A taxa de mortalidade dos personagens da Zoraya é das mais altas, sobretudo para os pouco espertos.
céus, gente, quanto trabalho pra nada, havia de se recompensar o esforço do moço, que pode não ser doas mais espertos, mas ainda assim tenta na fé...
Clarisse Pacheco disse…
Me acabei de rir!!! Cigana Pomba Gira Feiticeira Gótica kkkkkkkkk
Anônimo disse…
Esse modelo de tratamento já está obsoleto!
Meu professor resolve quase tudo na porrada mesmo, uns bons tapas ativam os Chakras, etc...!
Para quem viaja principalmente, se estiver com insonia, etc... pegue a toalha molhada do banho e baixe a porrada no colchão e travesseiros do hotel! A energia ruim vaza logo, mas pode ficar impregnada nas paredes, moveis, etc.. ou até voltar para o colchão e travesseiro, portanto só use essa técnica se for ficar um ou dois dias!
Albir disse…
"'Se quer coisa boa, pague o preço justo', ou seja, o mundo exotérico não é para avarentos" - Ismarte
Carla Dias disse…
Sabe que comecei as leituras da última publicação pra cá... Agora entendi a inspiração pra crônica do Albir!
Ando no momento: vá fazendo o melhor possível e vamos ver se volta. Mas todo mundo sabe que pechinchar nos trabalhos não dá certo.
Muito bom, Zoraya!
Zoraya Cesar disse…
Erica - mme cruela foi ótimo kkk, mas eu nao maltrado animais. só gente tb malvada ou mesquinha ahahahaha

branco - my lord, levarei em conta seus argumentos, como, de resto, tudo o q vc diz. Mas, pense comigo: uma pessoa chamada rivadávia e outra claudionildo devem ter apelidos carinhosos próprios e íntimos, não? tipo 'eu te amo vivi', eu tb te amo 'nildinho'...

Sandra - obrigadas!!

Marcio - como sempre, seus comentários são o melhor kkkkk, sempre me fazem rir!
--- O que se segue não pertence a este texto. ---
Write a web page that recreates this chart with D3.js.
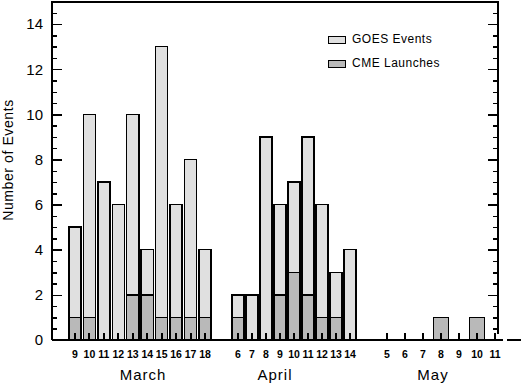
<!DOCTYPE html>
<html>
<head>
<meta charset="utf-8">
<script src="https://cdn.jsdelivr.net/npm/d3@7"></script>
<style>
  body { margin: 0; background: #fff; }
  text { font-family: "Liberation Sans", Arial, sans-serif; fill: #000; }
</style>
</head>
<body>
<div id="chart"></div>
<script>
// data
var marchDays = ['9','10','11','12','13','14','15','16','17','18'];
var marchGoes = [5, 10, 7, 6, 10, 4, 13, 6, 8, 4];
var marchCme  = [1, 1, 0, 0, 2, 2, 1, 1, 1, 1];

var aprilDays = ['6','7','8','9','10','11','12','13','14'];
var aprilGoes = [2, 2, 9, 6, 7, 9, 6, 3, 4];
var aprilCme  = [1, 0, 0, 2, 3, 2, 1, 1, 0];

var mayDays = ['5','6','7','8','9','10','11'];
var mayGoes = [0, 0, 0, 0, 0, 0, 0];
var mayCme  = [0, 0, 0, 1, 0, 1, 0];

var monthNames = ['March', 'April', 'May'];
var legendLabels = ['GOES Events', 'CME Launches'];
var yLabels = [0, 2, 4, 6, 8, 10, 12, 14];

var W = 521, H = 385;
var goesFill = '#e0e0e0', cmeFill = '#b9b9b9';
var left = 52, right = 498, base = 340;

var svg = d3.select('#chart').append('svg')
	.attr('width', W)
	.attr('height', H);

var y = d3.scaleLinear().domain([0, 15]).range([base, 1.5]);

// each month has its own strip along the bottom
var months = [
	{ name: monthNames[0], days: marchDays, goes: marchGoes, cme: marchCme, range: [75, 205], labelX: 143 },
	{ name: monthNames[1], days: aprilDays, goes: aprilGoes, cme: aprilCme, range: [238, 350], labelX: 275 },
	{ name: monthNames[2], days: mayDays, goes: mayGoes, cme: mayCme, range: [387, 495], labelX: 433 }
];

function drawBars(g, x, days, vals, fill, w)
{
	g.selectAll(null)
		.data(days.map(function(d, i) { return [d, vals[i]]; }).filter(function(p) { return p[1] > 0; }))
		.enter().append('rect')
		.attr('x', function(p) { return x(p[0]) - w/2; })
		.attr('y', function(p) { return y(p[1]); })
		.attr('width', w)
		.attr('height', function(p) { return y(0) - y(p[1]); })
		.attr('fill', fill)
		.attr('stroke', '#000')
		.attr('stroke-width', 1.5)
		.attr('shape-rendering', 'crispEdges');
}

months.forEach(function(m) {
	var x = d3.scalePoint().domain(m.days).range(m.range);
	var w = x.step() * 0.84;
	var g = svg.append('g');

	drawBars(g, x, m.days, m.goes, goesFill, w);
	drawBars(g, x, m.days, m.cme, cmeFill, w);

	// small day ticks, on top of the bars
	g.selectAll('line.day')
		.data(m.days)
		.enter().append('line')
		.attr('x1', function(d) { return Math.round(x(d)); })
		.attr('x2', function(d) { return Math.round(x(d)); })
		.attr('y1', base - 7)
		.attr('y2', base)
		.attr('stroke', '#000')
		.attr('stroke-width', 1.5)
		.attr('shape-rendering', 'crispEdges');

	g.selectAll('text.day')
		.data(m.days)
		.enter().append('text')
		.attr('x', function(d) { return x(d); })
		.attr('y', 358)
		.attr('text-anchor', 'middle')
		.style('font-size', '10.5px')
		.style('font-weight', 'bold')
		.text(function(d) { return d; });

	g.append('text')
		.attr('x', m.labelX)
		.attr('y', 380)
		.attr('text-anchor', 'middle')
		.style('font-size', '15px')
		.style('letter-spacing', '1px')
		.text(m.name);
});

// left axis: labelled majors and half-unit minor ticks pointing inward
var minorVals = d3.range(0, 15, 0.5);

var gl = svg.append('g').attr('transform', 'translate(' + left + ',0)');
gl.call(d3.axisLeft(y).tickValues(minorVals).tickSizeInner(-5).tickSizeOuter(0).tickFormat(''));
gl.call(function(g) { g.select('.domain').remove(); });
var gl2 = svg.append('g').attr('transform', 'translate(' + left + ',0)');
gl2.call(d3.axisLeft(y).tickValues(yLabels).tickSizeInner(-10).tickSizeOuter(0).tickPadding(9));
gl2.select('.domain').remove();
gl2.selectAll('text')
	.style('font-family', '"Liberation Sans", Arial, sans-serif')
	.style('font-size', '15px');

// right axis, ticks only
var gr = svg.append('g').attr('transform', 'translate(' + right + ',0)');
gr.call(d3.axisRight(y).tickValues(minorVals).tickSizeInner(-5).tickSizeOuter(0).tickFormat(''));
gr.select('.domain').remove();
var gr2 = svg.append('g').attr('transform', 'translate(' + right + ',0)');
gr2.call(d3.axisRight(y).tickValues(yLabels).tickSizeInner(-10).tickSizeOuter(0).tickFormat(''));
gr2.select('.domain').remove();

svg.selectAll('.tick line')
	.attr('stroke-width', 1.5)
	.attr('shape-rendering', 'crispEdges');

// frame lines
var frame = [
	[left, y(15) - 0.5, left, base],
	[left, y(15), right, y(15)],
	[right, y(15) - 0.5, right, base - 6],
	[left, base, 503, base],
	[507, base, W, base]
];
svg.selectAll('line.frame')
	.data(frame)
	.enter().append('line')
	.attr('x1', function(d) { return d[0]; })
	.attr('y1', function(d) { return d[1]; })
	.attr('x2', function(d) { return d[2]; })
	.attr('y2', function(d) { return d[3]; })
	.attr('stroke', '#000')
	.attr('stroke-width', 2)
	.attr('shape-rendering', 'crispEdges');

// y title
svg.append('text')
	.attr('transform', 'translate(13,160) rotate(-90)')
	.attr('text-anchor', 'middle')
	.style('font-size', '14px')
	.style('letter-spacing', '0.6px')
	.text('Number of Events');

// legend
var legend = svg.append('g').attr('transform', 'translate(328,36)');
legendLabels.forEach(function(lbl, i) {
	legend.append('rect')
		.attr('x', 0)
		.attr('y', i * 24)
		.attr('width', 17)
		.attr('height', 7)
		.attr('fill', i == 0 ? goesFill : cmeFill)
		.attr('stroke', '#000')
		.attr('stroke-width', 1)
		.attr('shape-rendering', 'crispEdges');
	legend.append('text')
		.attr('x', 24)
		.attr('y', i * 24 + 7)
		.style('font-size', '12px')
		.style('letter-spacing', '0.5px')
		.text(lbl);
});
</script>
</body>
</html>
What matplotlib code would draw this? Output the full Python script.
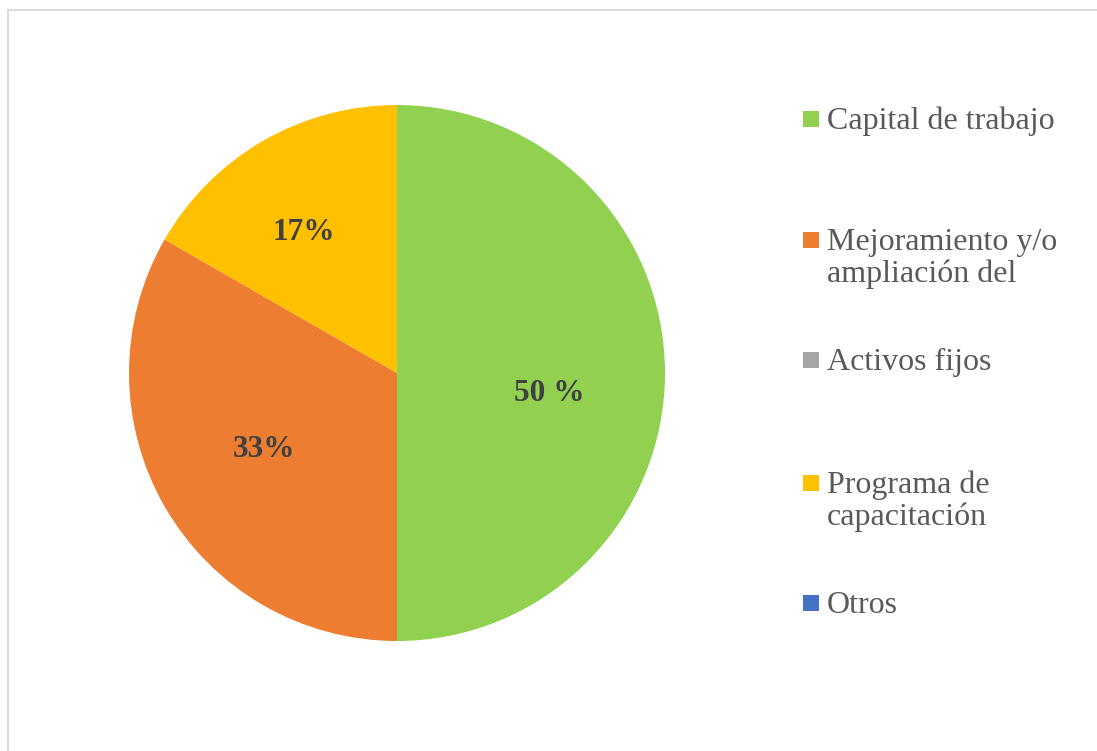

Aninha - 'there's no rest for the wicked". dou chance não. ele podia ter feito melhor kkkk

Clarisse - hahaha, minha amiga, a gente já viu muito dessas, hein?

Anônimo - hummmm a ideia até q não é má, sabe? Acho q vou aproveitar...

Albir! agora li seu texto hahahahahah, Ismarte e Rivonildo se merecem como amigos. Será q Rivonildo foi ao enterro? E, mais uma vez, obrigada!

Carla - hahah, sabemos disso, né Carla? A gente recebe aquilo q dá. Se vc pechinchar, pechincha terá

A todos muito obrigada pela leitura e comentários - sempre generosos!